Relatores em direitos humanos das Nações Unidas (ONU) recomendam que o Brasil reconsidere seu programa de austeridade fiscal e coloque os direitos humanos de sua população, que está sofrendo duras consequências, no centro de suas políticas econômicas. “Pessoas vivendo na pobreza e outros grupos marginalizados estão sofrendo desproporcionalmente como resultado de medidas econômicas restritivas em um país que já foi considerado exemplo de políticas progressistas para reduzir a pobreza e promover a inclusão social”, disseram nesta sexta-feira (3).
Os relatores lembraram que dados publicados recentemente mostram uma elevação da taxa de mortalidade infantil no Brasil pela primeira vez em 26 anos.
“Esse aumento, atribuído a diversos fatores, incluindo a epidemia de zika e a crise econômica, é causa de séria preocupação, especialmente com as restrições orçamentárias para o sistema de saúde pública e outras políticas sociais, que comprometem severamente o compromisso do Estado de garantir direitos humanos para todos, especialmente crianças e mulheres.”
Segundo eles, algumas das decisões financeiras e fiscais, tomadas nos últimos anos, afetam a garantia de diversos direitos, incluindo à moradia, alimentação, água, saneamento, educação, seguridade social e saúde, e estão aprofundando as desigualdades pré-existentes.
Os relatores afirmaram também que, embora o governo enfatize a existência de medidas para aliviar as consequências adversas dessas decisões econômicas, as informações recebidas indicam que “essas medidas são em grande parte insuficientes”.

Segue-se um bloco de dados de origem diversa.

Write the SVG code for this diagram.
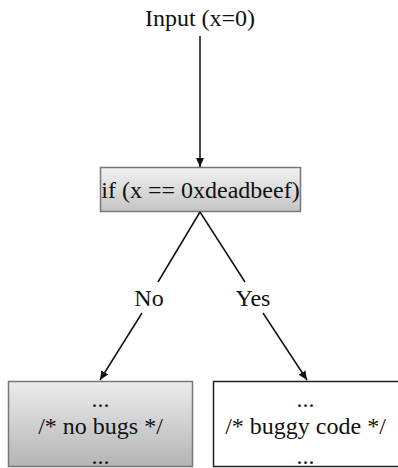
<svg xmlns="http://www.w3.org/2000/svg" width="398" height="468" viewBox="0 0 398 468">
<style>
text{font-family:"Liberation Serif","Times New Roman",serif;font-size:24px;fill:#111;text-anchor:middle}
.ln{stroke:#111;stroke-width:1.5;fill:none}
</style>
<defs>
<linearGradient id="g1" x1="0" y1="0" x2="0" y2="1"><stop offset="0" stop-color="#f2f2f2"/><stop offset="1" stop-color="#c4c4c4"/></linearGradient>
<linearGradient id="g2" x1="0" y1="0" x2="0" y2="1"><stop offset="0" stop-color="#ececec"/><stop offset="1" stop-color="#b4b4b4"/></linearGradient>
<marker id="ah" markerWidth="10" markerHeight="10" refX="9" refY="5" orient="auto" markerUnits="userSpaceOnUse"><path d="M0,1 L9,5 L0,9 Z" fill="#111"/></marker>
</defs>
<g id="input"><text x="200" y="26">Input (x=0)</text></g>
<g id="cond"><rect x="100.5" y="167.5" width="200" height="44" fill="url(#g1)" stroke="#777" stroke-width="1.5"/><text x="200.5" y="198">if (x == 0xdeadbeef)</text></g>
<g id="no"><text x="149" y="306">No</text></g>
<g id="yes"><text x="253" y="306">Yes</text></g>
<g id="nobugs"><rect x="8.5" y="381.5" width="184" height="85" fill="url(#g2)" stroke="#777" stroke-width="1.5"/><text x="100.5" y="407">...</text><text x="100.5" y="434">/* no bugs */</text><text x="100.5" y="464">...</text></g>
<g id="buggy"><rect x="213.5" y="381.5" width="190" height="85" fill="#fff" stroke="#222" stroke-width="1.5"/><text x="305.5" y="407">...</text><text x="305.5" y="434">/* buggy code */</text><text x="305.5" y="464">...</text></g>
<g id="connectors">
<line class="ln" x1="200" y1="36" x2="200" y2="167" marker-end="url(#ah)"/>
<line class="ln" x1="200" y1="212" x2="158" y2="282"/>
<line class="ln" x1="200" y1="212" x2="245" y2="282"/>
<line class="ln" x1="142" y1="313" x2="100" y2="380" marker-end="url(#ah)"/>
<line class="ln" x1="263" y1="313" x2="307" y2="380" marker-end="url(#ah)"/>
</g>
</svg>
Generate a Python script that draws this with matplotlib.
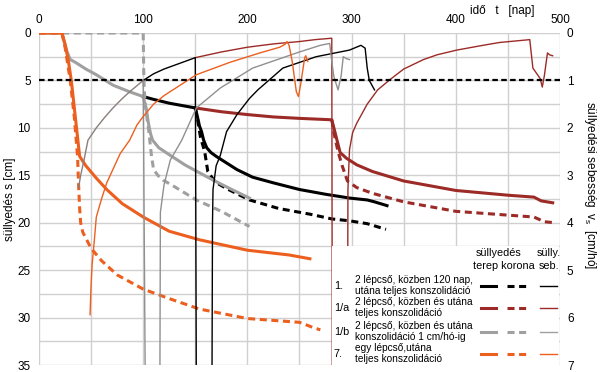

“As mulheres e crianças que vivem na pobreza estão entre as mais atingidas, assim como a população afrodescendente, as populações rurais e as pessoas que vivem em assentamentos informais”, disseram os relatores. “Lamentamos que os esforços em relação às políticas direcionadas que abordam a discriminação sistêmica contra as mulheres não tenham sido sustentados”, acrescentaram.
Eles enfatizaram ainda que as medidas de austeridade nunca devem ser vistas como a única ou primeira solução para os problemas econômicos, especialmente considerando seu impacto nos mais vulneráveis.
“Existe um equívoco frequente entre governos e instituições financeiras internacionais de que as crises econômicas podem justificar todo e qualquer corte nos serviços essenciais e nos direitos econômicos e sociais. Mas exatamente o oposto é verdadeiro. As medidas de austeridade devem ser tomadas apenas com a análise cuidadosa de seu impacto, em particular porque elas afetam os indivíduos e grupos mais desprivilegiados. Elas devem ser consideradas apenas após uma avaliação abrangente do impacto sobre os direitos humanos.”
Tal avaliação, segundo eles, deve contemplar seriamente alternativas políticas menos prejudiciais, como aumentar os impostos para os mais ricos antes que um fardo ainda maior seja colocado sobre os menos favorecidos. Devem ser consideradas ainda medidas para reduzir a dívida pública e recuperar não só a sustentabilidade financeira, mas também social.
Segundo os relatores da ONU, o Brasil, outrora campeão no combate à fome e à desnutrição, está revertendo dramaticamente as principais políticas de segurança alimentar. “Na área de habitação, o programa Minha Casa Minha Vida sofreu cortes drásticos”, lembraram. Em relação à água e saneamento, um terço do orçamento será reduzido de acordo com as previsões de 2018, disseram.
“A Emenda Constitucional 95, conhecida como PEC do teto, que limita os gastos públicos por 20 anos, não deixa nenhuma esperança de melhoria no futuro próximo. Este fato torna ainda mais necessário rever as políticas econômicas sob o prisma dos direitos humanos. Alcançar metas macroeconômicas e de crescimento não pode ser feito em detrimento dos direitos humanos: a economia é servidora da sociedade, não seu mestre”, concluíram.
Os relatores da ONU informaram ter se engajado em um diálogo com o governo brasileiro para manifestar suas preocupações.
Os especialistas da ONU que assinaram o comunicado são Juan Pablo Bohoslavsky (Argentina), especialista independente para a dívida externa e os direitos humanos; Leo Heller (Brasil), relator especial para o direito humano a água e saneamento; Ivana Radačić (Croácia), presidente do grupo de trabalho para a questão da discriminação contra mulheres na lei e na prática; Hilal Elver (Turquia), relatora especial para o direito à alimentação; Leilani Farha (Canadá), relatora especial para o direito à moradia; Dainius Pūras (Lituânia), relator especial para o direito à saúde física e mental; Koumbou Boly Barry (Burkina Faso), relator especial para o direito à educação.